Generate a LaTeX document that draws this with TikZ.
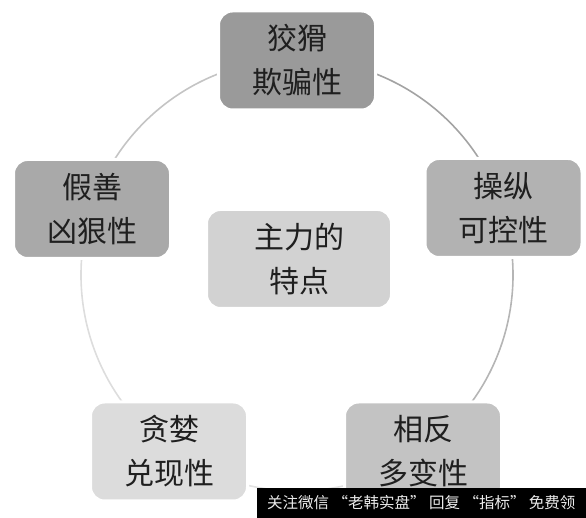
\documentclass[tikz,border=0pt]{standalone}
\usepackage{fontspec}
\newfontfamily\cjk{Noto Sans CJK SC}
\usepackage{tikz}
\usetikzlibrary{positioning}
\definecolor{BoxTop}{HTML}{9A9A9A}
\definecolor{BoxLeft}{HTML}{A9A9A9}
\definecolor{BoxRight}{HTML}{B2B2B2}
\definecolor{BoxMid}{HTML}{D2D2D2}
\definecolor{BoxLow}{HTML}{DCDCDC}
\definecolor{BoxRlow}{HTML}{C3C3C3}
\definecolor{RingA}{HTML}{A3A3A3}
\definecolor{RingB}{HTML}{B5B5B5}
\definecolor{RingC}{HTML}{E2E2E2}
\definecolor{RingD}{HTML}{DDDDDD}
\definecolor{RingE}{HTML}{C4C4C4}

\begin{document}
\begin{tikzpicture}[
  x=1pt, y=1pt,
  featbox/.style={draw=white, line width=3pt, rounded corners=14pt, minimum width=157pt, minimum height=99pt, inner sep=0pt, align=center, text=black!88, font=\cjk\fontsize{30}{44}\selectfont},
  ringarc/.style={line width=1.6pt},
  notebar/.style={fill=black, inner sep=0pt, minimum width=329pt, minimum height=30pt, text=white!92!black, font=\cjk\fontsize{15.5}{17}\selectfont}
]
\useasboundingbox (0,0) rectangle (586,518);
\coordinate (ring) at (297,243);
% ring behind the boxes
\draw[ringarc, RingA] (ring) ++(90:216pt) arc[start angle=90, end angle=18, radius=216pt];
\draw[ringarc, RingB] (ring) ++(18:216pt) arc[start angle=18, end angle=-54, radius=216pt];
\draw[ringarc, RingC] (ring) ++(-54:216pt) arc[start angle=-54, end angle=-126, radius=216pt];
\draw[ringarc, RingD] (ring) ++(-126:216pt) arc[start angle=-126, end angle=-198, radius=216pt];
\draw[ringarc, RingE] (ring) ++(162:216pt) arc[start angle=162, end angle=90, radius=216pt];
\node[featbox, fill=BoxTop] (cunning) at (297,457.5) {狡猾\\欺骗性};
\node[featbox, fill=BoxRight] (control) at (503.5,310) {操纵\\可控性};
\node[featbox, fill=BoxRlow] (change) at (423,66.5) {相反\\多变性};
\node[featbox, fill=BoxLow] (greed) at (169,66.5) {贪婪\\兑现性};
\node[featbox, fill=BoxLeft] (fierce) at (92,309) {假善\\凶狠性};
\node[featbox, fill=BoxMid, minimum width=185pt] (main) at (299,259) {主力的\\特点};
\node[notebar, anchor=south east] (note) at (586,0) {关注微信 “老韩实盘” 回复 “指标” 免费领};
\end{tikzpicture}
\end{document}
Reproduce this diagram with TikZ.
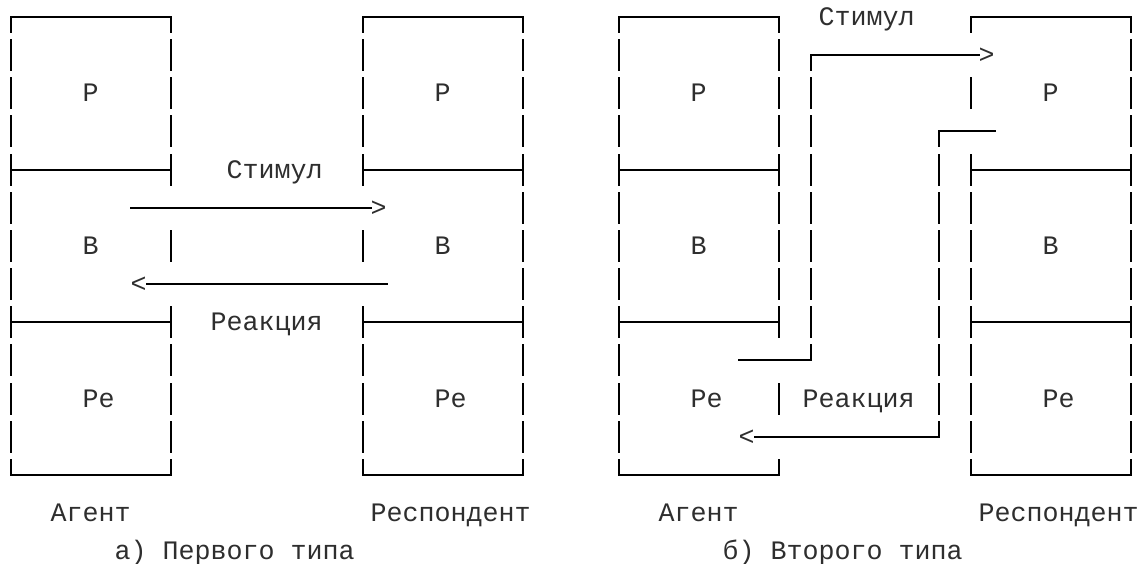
****
▶ [Given problem]:
The pictures should not be reproduced; quote all of the other material exactly.

▶ [Written response]:
Generate a LaTeX document that draws this with TikZ.
\documentclass[tikz,border=0pt]{standalone}
\usepackage{fontspec}
\newfontfamily\cjk{Noto Sans CJK SC}
\usepackage{tikz}
\usetikzlibrary{positioning}
\definecolor{BoxTop}{HTML}{9A9A9A}
\definecolor{BoxLeft}{HTML}{A9A9A9}
\definecolor{BoxRight}{HTML}{B2B2B2}
\definecolor{BoxMid}{HTML}{D2D2D2}
\definecolor{BoxLow}{HTML}{DCDCDC}
\definecolor{BoxRlow}{HTML}{C3C3C3}
\definecolor{RingA}{HTML}{A3A3A3}
\definecolor{RingB}{HTML}{B5B5B5}
\definecolor{RingC}{HTML}{E2E2E2}
\definecolor{RingD}{HTML}{DDDDDD}
\definecolor{RingE}{HTML}{C4C4C4}

\begin{document}
\begin{tikzpicture}[
  x=1pt, y=1pt,
  featbox/.style={draw=white, line width=3pt, rounded corners=14pt, minimum width=157pt, minimum height=99pt, inner sep=0pt, align=center, text=black!88, font=\cjk\fontsize{30}{44}\selectfont},
  ringarc/.style={line width=1.6pt},
  notebar/.style={fill=black, inner sep=0pt, minimum width=329pt, minimum height=30pt, text=white!92!black, font=\cjk\fontsize{15.5}{17}\selectfont}
]
\useasboundingbox (0,0) rectangle (586,518);
\coordinate (ring) at (297,243);
% ring behind the boxes
\draw[ringarc, RingA] (ring) ++(90:216pt) arc[start angle=90, end angle=18, radius=216pt];
\draw[ringarc, RingB] (ring) ++(18:216pt) arc[start angle=18, end angle=-54, radius=216pt];
\draw[ringarc, RingC] (ring) ++(-54:216pt) arc[start angle=-54, end angle=-126, radius=216pt];
\draw[ringarc, RingD] (ring) ++(-126:216pt) arc[start angle=-126, end angle=-198, radius=216pt];
\draw[ringarc, RingE] (ring) ++(162:216pt) arc[start angle=162, end angle=90, radius=216pt];
\node[featbox, fill=BoxTop] (cunning) at (297,457.5) {狡猾\\欺骗性};
\node[featbox, fill=BoxRight] (control) at (503.5,310) {操纵\\可控性};
\node[featbox, fill=BoxRlow] (change) at (423,66.5) {相反\\多变性};
\node[featbox, fill=BoxLow] (greed) at (169,66.5) {贪婪\\兑现性};
\node[featbox, fill=BoxLeft] (fierce) at (92,309) {假善\\凶狠性};
\node[featbox, fill=BoxMid, minimum width=185pt] (main) at (299,259) {主力的\\特点};
\node[notebar, anchor=south east] (note) at (586,0) {关注微信 “老韩实盘” 回复 “指标” 免费领};
\end{tikzpicture}
\end{document}
Reproduce this diagram with TikZ.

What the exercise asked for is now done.